I would like to thank YOU, foolmeonce, and ALL the members here for being so helpful and supportive. It's because of all of you that this board is thriving. You are all such strong, compassionate, intelligent women. The way you support one another is beautiful. Women should be more supportive of other women in general. I'm not able to post here as often as I'd like because I have a daytime office job as an HR professional. Being in HR, I obviously have to enforce policies that prohibit employees from using work computers to monitor a personal website. Therefore, it would be wrong and hypocritical of me to violate the very rules I'm enforcing.
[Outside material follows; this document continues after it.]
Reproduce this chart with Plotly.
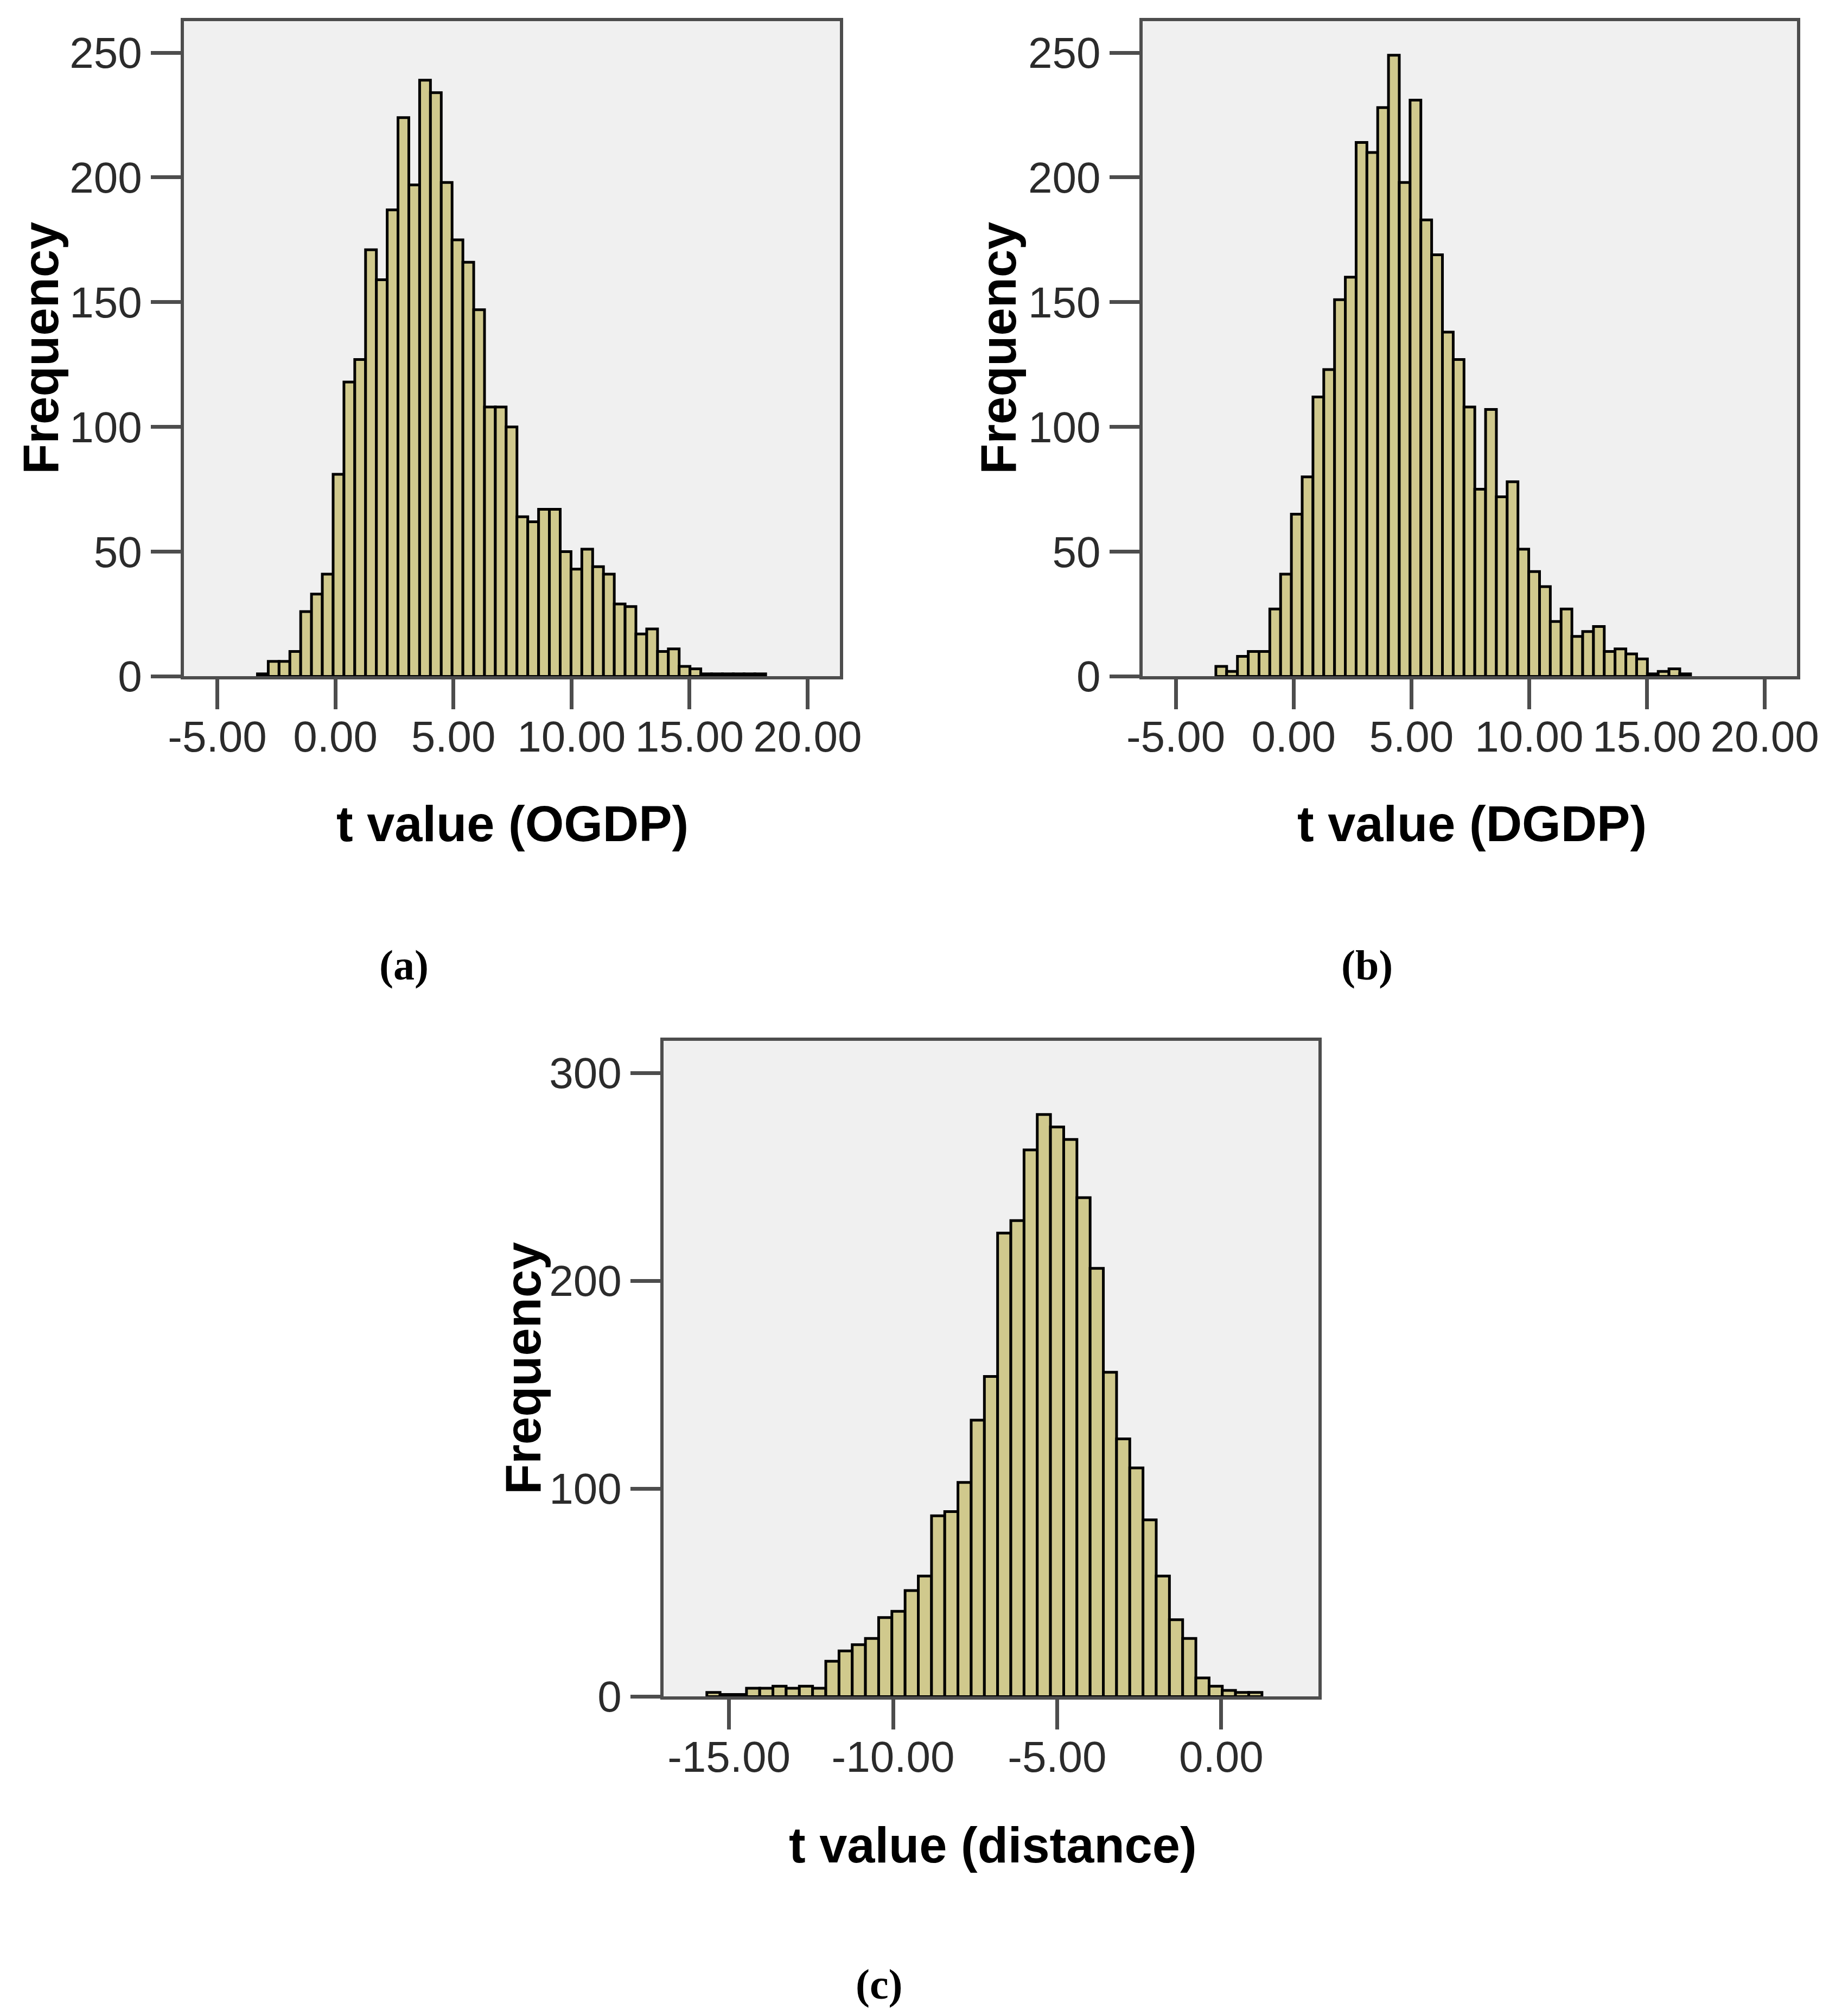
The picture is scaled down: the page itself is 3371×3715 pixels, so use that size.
import plotly.graph_objects as go

# --- data ---
# (a) t value (OGDP): 47 bins
ogdp_start = -3.30
ogdp_width = 0.458
ogdp_counts = [1, 6, 6, 10, 26, 33, 41, 81, 118, 127,
               171, 159, 187, 224, 197, 239, 234, 198, 175, 166,
               147, 108, 108, 100, 64, 62, 67, 67, 50, 43,
               51, 44, 41, 29, 28, 17, 19, 10, 11, 4,
               3, 1, 1, 1, 1, 1, 1]

# (b) t value (DGDP): 44 bins
dgdp_start = -3.30
dgdp_width = 0.458
dgdp_counts = [4, 2, 8, 10, 10, 27, 41, 65, 80, 112,
               123, 151, 160, 214, 210, 228, 249, 198, 231, 183,
               169, 138, 127, 108, 75, 107, 72, 78, 51, 42,
               36, 22, 27, 16, 18, 20, 10, 11, 9, 7,
               1, 2, 3, 1]

# (c) t value (distance): 42 bins
dist_start = -15.676
dist_width = 0.4028
dist_counts = [2, 1, 1, 4, 4, 5, 4, 5, 4, 17,
               22, 25, 28, 38, 41, 51, 58, 87, 89, 103,
               133, 154, 223, 229, 263, 280, 274, 268, 240, 206,
               156, 124, 110, 85, 58, 37, 28, 9, 5, 3,
               2, 2]

ab_xticks = [-5, 0, 5, 10, 15, 20]
ab_xtext = ["-5.00", "0.00", "5.00", "10.00", "15.00", "20.00"]
ab_yticks = [0, 50, 100, 150, 200, 250]
c_xticks = [-15, -10, -5, 0]
c_xtext = ["-15.00", "-10.00", "-5.00", "0.00"]
c_yticks = [0, 100, 200, 300]

W, H = 3371, 3715
BAR_FILL = "#D0C98D"
FRAME = "#4d4d4d"
TICKFONT = dict(family="Liberation Sans, Arial, sans-serif", size=80, color="#2b2b2b")
TITLEFONT = dict(family="Liberation Sans, Arial, sans-serif", size=92, color="black")
LABELFONT = dict(family="Liberation Serif, Times New Roman, serif", size=78, color="black")


def centers(start, width, n):
    return [start + width * (i + 0.5) for i in range(n)]


def px_x(p):
    return p / W


def px_y(p):
    return 1 - p / H


fig = go.Figure()
panels = [
    ("x", "y", ogdp_start, ogdp_width, ogdp_counts),
    ("x2", "y2", dgdp_start, dgdp_width, dgdp_counts),
    ("x3", "y3", dist_start, dist_width, dist_counts),
]
for xa, ya, st, wd, cnt in panels:
    fig.add_trace(go.Bar(
        x=centers(st, wd, len(cnt)), y=cnt, width=wd,
        marker=dict(color=BAR_FILL, line=dict(color="black", width=5)),
        xaxis=xa, yaxis=ya, showlegend=False, hoverinfo="x+y",
    ))

axis_common = dict(
    showgrid=False, zeroline=False, showline=True, mirror=True,
    linecolor=FRAME, linewidth=6, ticks="outside", tickcolor=FRAME,
    tickwidth=7, ticklen=55, tickfont=TICKFONT, automargin=False,
)
xaxis_extra = dict(ticklabelstandoff=-18)

# plot areas in pixels measured on the reference
dom_a = ([330.7, 1540.0], [31.2, 1238.4])
dom_b = ([2097.5, 3304.0], [31.2, 1238.4])
dom_c = ([1214.7, 2422.4], [1909.5, 3118.4])


def xdom(d):
    return [px_x(d[0][0]), px_x(d[0][1])]


def ydom(d):
    return [px_y(d[1][1]), px_y(d[1][0])]


fig.update_layout(
    width=W, height=H,
    margin=dict(l=0, r=0, t=0, b=0, autoexpand=False),
    paper_bgcolor="white", plot_bgcolor="#F0F0F0",
    barmode="overlay",
    xaxis=dict(domain=xdom(dom_a), anchor="y", range=[-6.42, 21.37],
               tickvals=ab_xticks, ticktext=ab_xtext, **axis_common, **xaxis_extra),
    yaxis=dict(domain=ydom(dom_a), anchor="x", range=[0, 262.6],
               tickvals=ab_yticks, **axis_common),
    xaxis2=dict(domain=xdom(dom_b), anchor="y2", range=[-6.42, 21.37],
                tickvals=ab_xticks, ticktext=ab_xtext, **axis_common, **xaxis_extra),
    yaxis2=dict(domain=ydom(dom_b), anchor="x2", range=[0, 262.6],
                tickvals=ab_yticks, **axis_common),
    xaxis3=dict(domain=xdom(dom_c), anchor="y3", range=[-17.0, 2.97],
                tickvals=c_xticks, ticktext=c_xtext, **axis_common, **xaxis_extra),
    yaxis3=dict(domain=ydom(dom_c), anchor="x3", range=[0, 315.6],
                tickvals=c_yticks, **axis_common),
)

annots = [
    # y titles
    dict(text="<b>Frequency</b>", x=px_x(67), y=px_y(634), textangle=-90, font=TITLEFONT),
    dict(text="<b>Frequency</b>", x=px_x(1832), y=px_y(634), textangle=-90, font=TITLEFONT),
    dict(text="<b>Frequency</b>", x=px_x(956), y=px_y(2514), textangle=-90, font=TITLEFONT),
    # x titles
    dict(text="<b>t value (OGDP)</b>", x=px_x(936), y=px_y(1510), font=TITLEFONT),
    dict(text="<b>t value (DGDP)</b>", x=px_x(2705), y=px_y(1510), font=TITLEFONT),
    dict(text="<b>t value (distance)</b>", x=px_x(1822), y=px_y(3392), font=TITLEFONT),
    # panel letters
    dict(text="<b>(a)</b>", x=px_x(736), y=px_y(1770), font=LABELFONT),
    dict(text="<b>(b)</b>", x=px_x(2511), y=px_y(1770), font=LABELFONT),
    dict(text="<b>(c)</b>", x=px_x(1612), y=px_y(3648), font=LABELFONT),
]
for a in annots:
    fig.add_annotation(xref="paper", yref="paper", showarrow=False,
                       xanchor="center", yanchor="middle", **a)

fig.write_html("out.html")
Also, I often travel for work and when I do, I can't check the messageboard at night because all I have is my work laptop with me. In any case, my point is that during the day, if you need to reach out to me, it's best to contact me via my e-mail or FB page. Big Hugs, Lisa
Nov 17 - 7PM (Reply to #2)
lexilove
lexilove's picture

please help me

I have a son with my ex-N. He already has done the whole texting me thing and has even called to harass my parents to get a rise out of them when he failed to get one out of me when i applied the no contact rule. He has tried to isolate me from mutual friends and i believe he even has my neighbor (who is a so called friend of his)come by to check on me and our son periodically. We have a child and even though this man has done unspeakable evil to me,I still find myself wondering weather or not to extend the invite to come and see his son for his 1st Bday!!!! Everyone i knows him says hell no especially his family who knows how he is,and knows that he does no take care "or" care about his other "three" kids from previous relationships. He totally lied to me and told me he sends them money and helps support his other kids. while i was with him and i didn't know the other women (he wouldn't let me get that close) so i could know for sure, all i know is that while with me he did seem to care about our child (even though i did most of the work) our baby B-day is a week away and we have not had "any contact" at all for 3weeks (he has even blocked me on facebook and stopped taking to certain friend and family who still talk to me) am i crazy for even wanting him to see his son on his b-day even though since not talking to me, has made no attempt to even see how our son is doing or even made the attempt to help me in anyway? Or should i be thankful just to have him gone? I will always love him for giving me our son even though he always pressured me to abort him, but he acted so happy and loving once he got here. Should i extend the invite am i crazy???? i just cant see as a parent not wanting to be apart of his sons b-day, celebrating the day he was born after all he was there just like i was.He's seen him come into this world.... what do i do!!!!!!!!!!!!!!!!